▶ [Aim]: Scan the material below for the string "this", and copy every line where it shows up.

--- START ---

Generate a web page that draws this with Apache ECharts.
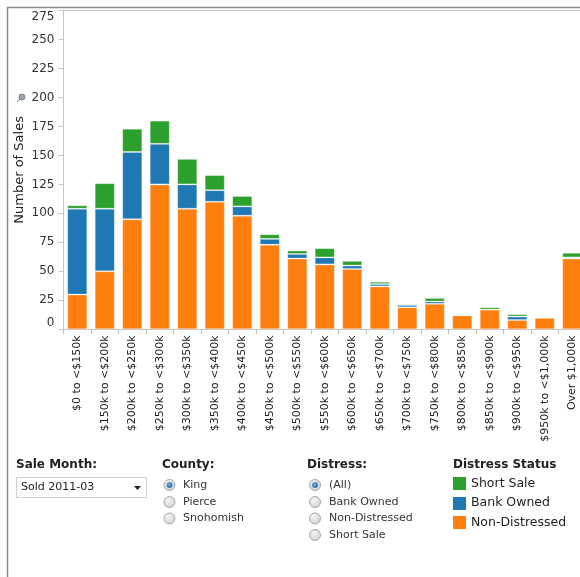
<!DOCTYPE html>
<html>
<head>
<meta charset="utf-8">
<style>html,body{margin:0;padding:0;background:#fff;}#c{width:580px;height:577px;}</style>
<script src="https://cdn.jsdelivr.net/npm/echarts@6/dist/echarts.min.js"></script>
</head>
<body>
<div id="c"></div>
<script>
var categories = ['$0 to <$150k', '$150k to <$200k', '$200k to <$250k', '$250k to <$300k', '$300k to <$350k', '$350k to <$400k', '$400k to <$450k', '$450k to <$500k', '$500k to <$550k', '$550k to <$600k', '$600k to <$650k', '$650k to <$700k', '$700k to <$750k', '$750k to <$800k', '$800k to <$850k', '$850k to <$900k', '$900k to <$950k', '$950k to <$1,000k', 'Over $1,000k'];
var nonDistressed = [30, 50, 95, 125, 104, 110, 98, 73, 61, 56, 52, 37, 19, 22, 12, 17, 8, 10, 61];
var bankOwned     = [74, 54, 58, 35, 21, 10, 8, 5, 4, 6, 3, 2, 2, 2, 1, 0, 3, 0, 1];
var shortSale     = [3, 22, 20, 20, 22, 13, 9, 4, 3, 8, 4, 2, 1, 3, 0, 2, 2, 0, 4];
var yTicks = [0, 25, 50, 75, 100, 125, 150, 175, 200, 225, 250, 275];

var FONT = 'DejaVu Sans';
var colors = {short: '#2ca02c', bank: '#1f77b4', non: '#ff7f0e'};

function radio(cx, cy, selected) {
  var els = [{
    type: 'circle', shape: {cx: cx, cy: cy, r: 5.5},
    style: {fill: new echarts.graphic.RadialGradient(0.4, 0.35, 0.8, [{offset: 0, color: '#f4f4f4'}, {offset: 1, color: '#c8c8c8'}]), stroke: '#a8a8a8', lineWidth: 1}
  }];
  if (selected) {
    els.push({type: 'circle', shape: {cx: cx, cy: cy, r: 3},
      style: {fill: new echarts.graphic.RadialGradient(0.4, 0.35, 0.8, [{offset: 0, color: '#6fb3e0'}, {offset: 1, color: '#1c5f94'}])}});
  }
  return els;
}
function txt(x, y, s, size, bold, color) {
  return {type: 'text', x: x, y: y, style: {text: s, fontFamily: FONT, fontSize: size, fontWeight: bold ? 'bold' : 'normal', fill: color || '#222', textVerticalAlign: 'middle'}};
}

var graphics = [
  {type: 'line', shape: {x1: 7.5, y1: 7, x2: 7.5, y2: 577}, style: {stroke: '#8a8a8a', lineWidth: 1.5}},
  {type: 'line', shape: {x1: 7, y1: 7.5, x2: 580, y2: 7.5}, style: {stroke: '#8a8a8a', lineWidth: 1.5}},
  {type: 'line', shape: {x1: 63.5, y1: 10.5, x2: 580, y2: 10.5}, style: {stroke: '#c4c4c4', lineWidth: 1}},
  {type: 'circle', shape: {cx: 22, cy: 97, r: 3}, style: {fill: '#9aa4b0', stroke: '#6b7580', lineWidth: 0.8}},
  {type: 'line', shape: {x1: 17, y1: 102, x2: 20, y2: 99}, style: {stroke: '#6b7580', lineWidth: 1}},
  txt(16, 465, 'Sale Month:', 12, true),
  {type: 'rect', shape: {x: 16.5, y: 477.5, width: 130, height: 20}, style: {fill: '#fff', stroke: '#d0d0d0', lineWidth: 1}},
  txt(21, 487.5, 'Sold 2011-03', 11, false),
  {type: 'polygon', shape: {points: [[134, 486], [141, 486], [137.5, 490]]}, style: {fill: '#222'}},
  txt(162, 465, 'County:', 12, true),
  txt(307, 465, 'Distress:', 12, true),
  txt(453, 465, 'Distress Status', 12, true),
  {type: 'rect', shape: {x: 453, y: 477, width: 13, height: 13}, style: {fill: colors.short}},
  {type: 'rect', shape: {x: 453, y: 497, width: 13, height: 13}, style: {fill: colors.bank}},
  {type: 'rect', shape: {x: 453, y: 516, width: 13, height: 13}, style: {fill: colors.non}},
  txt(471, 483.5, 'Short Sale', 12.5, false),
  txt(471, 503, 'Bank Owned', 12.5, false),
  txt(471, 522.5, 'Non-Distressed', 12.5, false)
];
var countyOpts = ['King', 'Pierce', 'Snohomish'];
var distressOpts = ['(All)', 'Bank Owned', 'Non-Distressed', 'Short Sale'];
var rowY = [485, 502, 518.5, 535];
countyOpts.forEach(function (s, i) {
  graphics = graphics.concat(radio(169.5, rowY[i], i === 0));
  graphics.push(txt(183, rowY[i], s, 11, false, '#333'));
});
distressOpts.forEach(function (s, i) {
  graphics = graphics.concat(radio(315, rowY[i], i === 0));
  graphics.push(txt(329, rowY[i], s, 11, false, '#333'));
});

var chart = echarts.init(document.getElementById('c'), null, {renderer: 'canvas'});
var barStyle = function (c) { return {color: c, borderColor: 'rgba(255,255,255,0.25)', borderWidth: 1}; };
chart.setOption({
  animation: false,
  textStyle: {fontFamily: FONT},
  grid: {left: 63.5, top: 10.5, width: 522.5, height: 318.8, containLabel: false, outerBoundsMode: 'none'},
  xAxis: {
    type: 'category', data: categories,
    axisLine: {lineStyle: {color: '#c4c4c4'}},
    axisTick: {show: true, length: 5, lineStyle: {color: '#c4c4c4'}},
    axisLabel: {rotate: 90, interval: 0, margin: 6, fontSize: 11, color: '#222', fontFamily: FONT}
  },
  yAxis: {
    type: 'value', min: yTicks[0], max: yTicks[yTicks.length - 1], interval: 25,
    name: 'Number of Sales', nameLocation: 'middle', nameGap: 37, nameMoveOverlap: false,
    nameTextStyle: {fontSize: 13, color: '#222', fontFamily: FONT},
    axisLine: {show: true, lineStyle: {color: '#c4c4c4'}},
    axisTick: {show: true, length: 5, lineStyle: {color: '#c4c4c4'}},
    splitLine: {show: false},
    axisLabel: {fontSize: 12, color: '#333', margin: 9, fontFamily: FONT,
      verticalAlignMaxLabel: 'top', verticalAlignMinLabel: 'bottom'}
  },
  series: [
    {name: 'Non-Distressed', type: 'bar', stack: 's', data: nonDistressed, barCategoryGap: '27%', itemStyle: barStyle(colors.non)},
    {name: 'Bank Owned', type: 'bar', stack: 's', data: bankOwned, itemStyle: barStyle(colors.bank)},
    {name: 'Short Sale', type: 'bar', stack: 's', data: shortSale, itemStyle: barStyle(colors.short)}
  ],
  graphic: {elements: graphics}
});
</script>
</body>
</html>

--- END ---
--- START ---

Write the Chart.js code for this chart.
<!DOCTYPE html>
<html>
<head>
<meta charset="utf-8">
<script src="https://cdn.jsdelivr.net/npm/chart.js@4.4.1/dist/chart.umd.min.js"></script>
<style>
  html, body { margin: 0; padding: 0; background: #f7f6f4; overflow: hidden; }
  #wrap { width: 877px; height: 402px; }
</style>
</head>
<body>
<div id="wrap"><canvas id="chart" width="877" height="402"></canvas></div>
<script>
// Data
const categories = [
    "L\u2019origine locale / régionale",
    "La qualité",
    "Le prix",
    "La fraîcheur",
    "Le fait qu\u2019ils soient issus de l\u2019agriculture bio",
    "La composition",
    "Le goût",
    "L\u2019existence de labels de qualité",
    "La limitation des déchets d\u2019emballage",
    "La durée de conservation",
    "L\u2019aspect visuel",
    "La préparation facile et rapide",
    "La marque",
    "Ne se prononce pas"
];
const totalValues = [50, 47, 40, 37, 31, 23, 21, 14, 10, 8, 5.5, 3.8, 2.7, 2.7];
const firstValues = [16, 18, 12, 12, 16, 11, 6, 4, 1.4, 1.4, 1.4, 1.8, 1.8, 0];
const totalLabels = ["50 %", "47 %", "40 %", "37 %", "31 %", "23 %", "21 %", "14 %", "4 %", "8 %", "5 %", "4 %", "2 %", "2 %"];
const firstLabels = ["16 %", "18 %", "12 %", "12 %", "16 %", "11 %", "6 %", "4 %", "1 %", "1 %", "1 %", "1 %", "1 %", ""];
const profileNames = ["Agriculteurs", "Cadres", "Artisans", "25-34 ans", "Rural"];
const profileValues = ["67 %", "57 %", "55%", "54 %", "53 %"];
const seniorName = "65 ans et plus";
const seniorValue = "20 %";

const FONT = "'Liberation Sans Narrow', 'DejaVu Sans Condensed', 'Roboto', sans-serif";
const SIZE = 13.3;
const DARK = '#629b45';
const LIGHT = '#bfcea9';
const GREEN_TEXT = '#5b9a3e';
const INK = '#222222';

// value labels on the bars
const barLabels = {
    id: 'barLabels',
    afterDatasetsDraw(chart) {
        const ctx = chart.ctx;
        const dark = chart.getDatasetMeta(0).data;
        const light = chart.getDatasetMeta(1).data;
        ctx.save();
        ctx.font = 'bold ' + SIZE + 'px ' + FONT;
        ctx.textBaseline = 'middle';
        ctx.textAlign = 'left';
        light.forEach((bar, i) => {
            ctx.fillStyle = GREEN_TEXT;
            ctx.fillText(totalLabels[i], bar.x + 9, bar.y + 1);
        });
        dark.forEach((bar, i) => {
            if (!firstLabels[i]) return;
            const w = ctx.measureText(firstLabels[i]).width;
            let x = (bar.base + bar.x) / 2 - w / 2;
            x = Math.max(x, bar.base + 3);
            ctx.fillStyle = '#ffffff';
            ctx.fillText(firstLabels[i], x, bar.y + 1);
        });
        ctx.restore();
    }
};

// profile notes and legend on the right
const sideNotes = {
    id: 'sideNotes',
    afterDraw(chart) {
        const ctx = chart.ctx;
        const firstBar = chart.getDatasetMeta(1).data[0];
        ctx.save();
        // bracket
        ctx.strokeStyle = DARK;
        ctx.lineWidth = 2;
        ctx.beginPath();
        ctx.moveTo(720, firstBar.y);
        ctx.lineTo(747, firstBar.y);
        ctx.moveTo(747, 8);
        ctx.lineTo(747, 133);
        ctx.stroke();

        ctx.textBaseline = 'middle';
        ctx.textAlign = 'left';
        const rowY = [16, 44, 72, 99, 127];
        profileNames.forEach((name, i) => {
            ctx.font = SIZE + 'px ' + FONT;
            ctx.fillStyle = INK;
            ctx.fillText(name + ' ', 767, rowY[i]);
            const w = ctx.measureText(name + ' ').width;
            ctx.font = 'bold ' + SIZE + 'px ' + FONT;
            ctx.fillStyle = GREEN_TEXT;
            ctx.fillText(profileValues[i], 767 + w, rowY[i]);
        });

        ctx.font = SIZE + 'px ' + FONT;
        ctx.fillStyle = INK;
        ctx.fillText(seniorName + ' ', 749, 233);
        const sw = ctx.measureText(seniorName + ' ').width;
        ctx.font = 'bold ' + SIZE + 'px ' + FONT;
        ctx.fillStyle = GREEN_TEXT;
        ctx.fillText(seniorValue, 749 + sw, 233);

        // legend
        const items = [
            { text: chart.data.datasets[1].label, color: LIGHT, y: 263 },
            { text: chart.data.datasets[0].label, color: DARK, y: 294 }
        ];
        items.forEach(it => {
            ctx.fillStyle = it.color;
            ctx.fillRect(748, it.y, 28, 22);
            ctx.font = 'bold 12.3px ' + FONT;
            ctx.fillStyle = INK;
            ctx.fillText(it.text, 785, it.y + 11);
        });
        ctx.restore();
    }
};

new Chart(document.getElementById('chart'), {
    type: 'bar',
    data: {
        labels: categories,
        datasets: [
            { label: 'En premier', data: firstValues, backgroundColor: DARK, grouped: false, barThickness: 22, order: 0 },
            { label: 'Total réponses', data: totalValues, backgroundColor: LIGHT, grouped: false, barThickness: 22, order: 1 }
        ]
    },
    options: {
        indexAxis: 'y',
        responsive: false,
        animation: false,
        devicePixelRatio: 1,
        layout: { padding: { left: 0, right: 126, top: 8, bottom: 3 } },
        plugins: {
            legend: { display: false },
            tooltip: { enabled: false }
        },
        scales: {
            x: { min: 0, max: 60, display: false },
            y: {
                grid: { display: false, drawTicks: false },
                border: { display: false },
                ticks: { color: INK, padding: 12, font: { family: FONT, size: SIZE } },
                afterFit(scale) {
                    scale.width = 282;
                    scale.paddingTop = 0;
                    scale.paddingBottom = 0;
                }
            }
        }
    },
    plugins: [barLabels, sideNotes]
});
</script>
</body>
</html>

--- END ---

▶ [Task solution]:
Generate a web page that draws this with Apache ECharts.
Write the Chart.js code for this chart.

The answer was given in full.